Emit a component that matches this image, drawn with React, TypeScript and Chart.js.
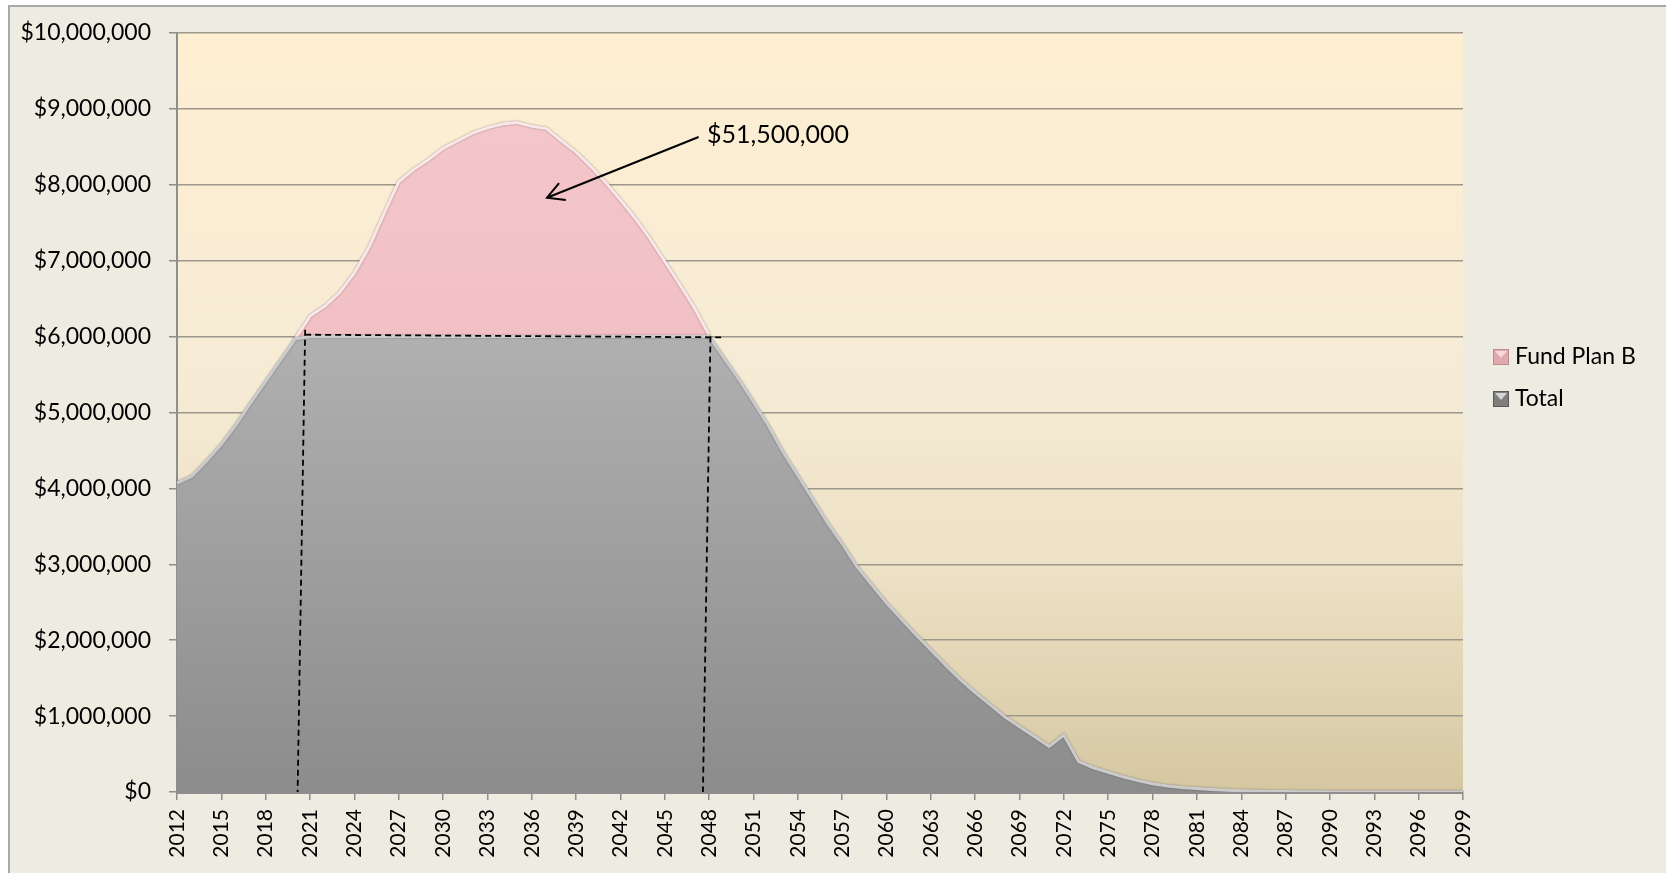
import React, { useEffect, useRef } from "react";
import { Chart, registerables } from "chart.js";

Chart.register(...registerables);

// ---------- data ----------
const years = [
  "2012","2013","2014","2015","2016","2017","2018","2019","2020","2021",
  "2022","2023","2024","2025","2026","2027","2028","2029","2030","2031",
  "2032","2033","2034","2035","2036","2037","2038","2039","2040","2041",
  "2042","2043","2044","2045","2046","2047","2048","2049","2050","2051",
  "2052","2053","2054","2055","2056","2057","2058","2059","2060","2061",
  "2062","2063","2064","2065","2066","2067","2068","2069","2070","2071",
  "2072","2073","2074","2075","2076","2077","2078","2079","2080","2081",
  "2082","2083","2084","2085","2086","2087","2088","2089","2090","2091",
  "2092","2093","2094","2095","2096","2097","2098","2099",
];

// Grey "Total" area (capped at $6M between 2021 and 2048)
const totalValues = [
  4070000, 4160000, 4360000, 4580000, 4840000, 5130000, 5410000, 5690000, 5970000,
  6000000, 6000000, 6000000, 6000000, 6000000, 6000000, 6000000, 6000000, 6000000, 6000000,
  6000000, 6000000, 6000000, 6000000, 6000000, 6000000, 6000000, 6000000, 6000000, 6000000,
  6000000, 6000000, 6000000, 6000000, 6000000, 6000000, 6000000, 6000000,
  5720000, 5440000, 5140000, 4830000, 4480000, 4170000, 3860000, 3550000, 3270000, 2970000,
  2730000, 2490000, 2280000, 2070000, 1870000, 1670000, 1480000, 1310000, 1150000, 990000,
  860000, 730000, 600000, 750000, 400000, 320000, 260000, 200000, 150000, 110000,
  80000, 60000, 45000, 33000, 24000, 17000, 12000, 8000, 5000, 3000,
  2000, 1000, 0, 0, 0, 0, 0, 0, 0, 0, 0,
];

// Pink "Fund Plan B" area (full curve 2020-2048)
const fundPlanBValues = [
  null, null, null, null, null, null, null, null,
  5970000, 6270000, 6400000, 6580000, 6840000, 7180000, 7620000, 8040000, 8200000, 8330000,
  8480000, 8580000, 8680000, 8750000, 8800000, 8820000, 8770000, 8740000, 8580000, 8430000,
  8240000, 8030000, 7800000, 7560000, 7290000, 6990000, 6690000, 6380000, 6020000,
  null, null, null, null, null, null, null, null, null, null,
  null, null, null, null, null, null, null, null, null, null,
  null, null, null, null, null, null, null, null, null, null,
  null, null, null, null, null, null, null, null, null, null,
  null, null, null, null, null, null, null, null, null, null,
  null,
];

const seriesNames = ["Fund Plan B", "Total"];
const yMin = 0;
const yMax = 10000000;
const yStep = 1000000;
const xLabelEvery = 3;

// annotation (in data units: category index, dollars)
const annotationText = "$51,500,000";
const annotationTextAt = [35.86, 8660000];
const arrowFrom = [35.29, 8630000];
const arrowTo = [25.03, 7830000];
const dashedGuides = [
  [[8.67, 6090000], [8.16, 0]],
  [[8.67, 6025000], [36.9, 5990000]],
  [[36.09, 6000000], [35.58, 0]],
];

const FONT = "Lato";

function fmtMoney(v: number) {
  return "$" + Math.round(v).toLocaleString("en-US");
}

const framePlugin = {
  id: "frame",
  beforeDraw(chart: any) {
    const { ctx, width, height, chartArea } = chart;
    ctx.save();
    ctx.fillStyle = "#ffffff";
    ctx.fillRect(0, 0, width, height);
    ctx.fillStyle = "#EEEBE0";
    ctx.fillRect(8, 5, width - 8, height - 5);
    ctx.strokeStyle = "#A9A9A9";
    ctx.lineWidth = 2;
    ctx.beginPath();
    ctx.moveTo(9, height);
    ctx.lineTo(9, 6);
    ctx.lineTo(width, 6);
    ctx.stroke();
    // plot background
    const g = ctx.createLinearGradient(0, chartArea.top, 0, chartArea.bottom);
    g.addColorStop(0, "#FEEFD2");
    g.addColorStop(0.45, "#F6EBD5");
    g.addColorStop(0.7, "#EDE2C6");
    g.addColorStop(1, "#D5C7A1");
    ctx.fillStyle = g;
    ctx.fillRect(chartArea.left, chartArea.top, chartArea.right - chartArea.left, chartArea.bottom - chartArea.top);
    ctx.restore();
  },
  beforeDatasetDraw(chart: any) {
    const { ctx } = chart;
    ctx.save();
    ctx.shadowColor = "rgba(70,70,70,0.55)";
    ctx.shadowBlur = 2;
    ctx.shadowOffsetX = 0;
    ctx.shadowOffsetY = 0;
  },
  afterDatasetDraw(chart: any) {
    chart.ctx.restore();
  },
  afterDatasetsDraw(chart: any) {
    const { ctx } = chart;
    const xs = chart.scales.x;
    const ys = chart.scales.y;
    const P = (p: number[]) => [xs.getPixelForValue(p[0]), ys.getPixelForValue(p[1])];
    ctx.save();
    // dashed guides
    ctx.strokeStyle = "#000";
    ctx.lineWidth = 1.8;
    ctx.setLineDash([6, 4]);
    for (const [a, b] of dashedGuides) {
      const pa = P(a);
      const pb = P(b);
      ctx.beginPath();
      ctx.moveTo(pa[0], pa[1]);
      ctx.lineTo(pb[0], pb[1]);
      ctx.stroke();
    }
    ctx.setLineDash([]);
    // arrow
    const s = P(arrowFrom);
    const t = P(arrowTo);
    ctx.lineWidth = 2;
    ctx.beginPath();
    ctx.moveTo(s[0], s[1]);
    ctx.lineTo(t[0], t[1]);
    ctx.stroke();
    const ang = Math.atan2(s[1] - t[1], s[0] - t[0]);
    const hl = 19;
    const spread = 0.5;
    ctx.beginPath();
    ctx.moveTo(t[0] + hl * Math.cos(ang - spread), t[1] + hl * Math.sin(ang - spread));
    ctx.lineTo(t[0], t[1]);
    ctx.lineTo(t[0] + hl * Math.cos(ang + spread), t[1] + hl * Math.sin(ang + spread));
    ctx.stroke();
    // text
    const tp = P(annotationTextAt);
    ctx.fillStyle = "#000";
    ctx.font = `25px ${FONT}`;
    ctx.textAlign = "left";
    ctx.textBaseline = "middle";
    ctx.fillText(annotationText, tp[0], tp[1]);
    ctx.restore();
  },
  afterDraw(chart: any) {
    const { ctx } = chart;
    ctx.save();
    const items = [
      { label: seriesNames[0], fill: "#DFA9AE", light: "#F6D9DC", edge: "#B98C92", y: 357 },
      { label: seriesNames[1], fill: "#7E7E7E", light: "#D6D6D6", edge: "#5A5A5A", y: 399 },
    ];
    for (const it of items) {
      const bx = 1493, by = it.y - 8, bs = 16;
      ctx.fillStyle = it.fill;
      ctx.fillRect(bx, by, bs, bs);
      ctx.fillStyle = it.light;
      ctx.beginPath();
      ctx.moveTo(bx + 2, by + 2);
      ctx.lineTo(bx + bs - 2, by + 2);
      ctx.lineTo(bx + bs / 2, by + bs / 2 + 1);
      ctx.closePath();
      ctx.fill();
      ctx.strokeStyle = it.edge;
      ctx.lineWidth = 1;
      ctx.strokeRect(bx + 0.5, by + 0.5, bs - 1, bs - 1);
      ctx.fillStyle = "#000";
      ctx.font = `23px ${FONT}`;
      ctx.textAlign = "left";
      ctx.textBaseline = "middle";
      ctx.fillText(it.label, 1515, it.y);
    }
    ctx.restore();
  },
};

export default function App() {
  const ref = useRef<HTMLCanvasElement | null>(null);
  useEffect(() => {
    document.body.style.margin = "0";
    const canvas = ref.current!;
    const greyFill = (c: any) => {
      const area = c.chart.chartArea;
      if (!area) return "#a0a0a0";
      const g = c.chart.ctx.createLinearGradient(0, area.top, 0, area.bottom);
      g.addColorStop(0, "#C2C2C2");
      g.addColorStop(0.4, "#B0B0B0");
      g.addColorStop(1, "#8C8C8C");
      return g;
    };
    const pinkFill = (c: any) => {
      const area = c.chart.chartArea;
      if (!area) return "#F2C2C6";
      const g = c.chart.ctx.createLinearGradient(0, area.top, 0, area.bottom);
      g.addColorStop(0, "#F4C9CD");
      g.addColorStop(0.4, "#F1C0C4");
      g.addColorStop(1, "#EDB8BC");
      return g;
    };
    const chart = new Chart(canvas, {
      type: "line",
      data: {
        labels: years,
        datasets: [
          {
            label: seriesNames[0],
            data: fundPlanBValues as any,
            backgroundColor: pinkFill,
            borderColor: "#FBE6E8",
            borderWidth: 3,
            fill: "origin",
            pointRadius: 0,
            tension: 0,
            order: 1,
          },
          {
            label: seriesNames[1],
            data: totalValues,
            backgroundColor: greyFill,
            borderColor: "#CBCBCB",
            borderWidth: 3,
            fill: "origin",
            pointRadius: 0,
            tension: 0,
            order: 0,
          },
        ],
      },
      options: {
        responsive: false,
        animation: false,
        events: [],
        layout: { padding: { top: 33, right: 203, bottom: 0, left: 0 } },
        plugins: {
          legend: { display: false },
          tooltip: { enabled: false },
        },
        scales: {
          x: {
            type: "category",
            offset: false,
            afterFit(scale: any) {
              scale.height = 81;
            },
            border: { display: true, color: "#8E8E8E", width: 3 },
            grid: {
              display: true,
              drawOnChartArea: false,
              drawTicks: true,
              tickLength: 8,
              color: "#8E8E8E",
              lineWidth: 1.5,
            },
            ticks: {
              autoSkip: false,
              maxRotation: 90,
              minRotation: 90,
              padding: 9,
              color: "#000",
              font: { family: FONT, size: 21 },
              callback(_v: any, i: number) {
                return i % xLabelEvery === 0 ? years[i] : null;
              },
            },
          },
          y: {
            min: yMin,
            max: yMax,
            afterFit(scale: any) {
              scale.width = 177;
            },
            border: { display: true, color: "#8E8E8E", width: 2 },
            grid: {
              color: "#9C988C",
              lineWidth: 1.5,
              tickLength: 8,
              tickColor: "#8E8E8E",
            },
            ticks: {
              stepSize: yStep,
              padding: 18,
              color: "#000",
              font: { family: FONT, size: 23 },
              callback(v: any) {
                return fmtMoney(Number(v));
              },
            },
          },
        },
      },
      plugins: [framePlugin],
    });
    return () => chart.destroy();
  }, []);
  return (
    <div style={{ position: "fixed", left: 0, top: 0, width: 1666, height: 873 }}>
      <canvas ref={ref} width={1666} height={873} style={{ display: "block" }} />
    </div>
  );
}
::::
Work to complete = From the data above, copy each line that holds "React".

Response for this exercise =
Emit a component that matches this image, drawn with React, TypeScript and Chart.js.
import React, { useEffect, useRef } from "react";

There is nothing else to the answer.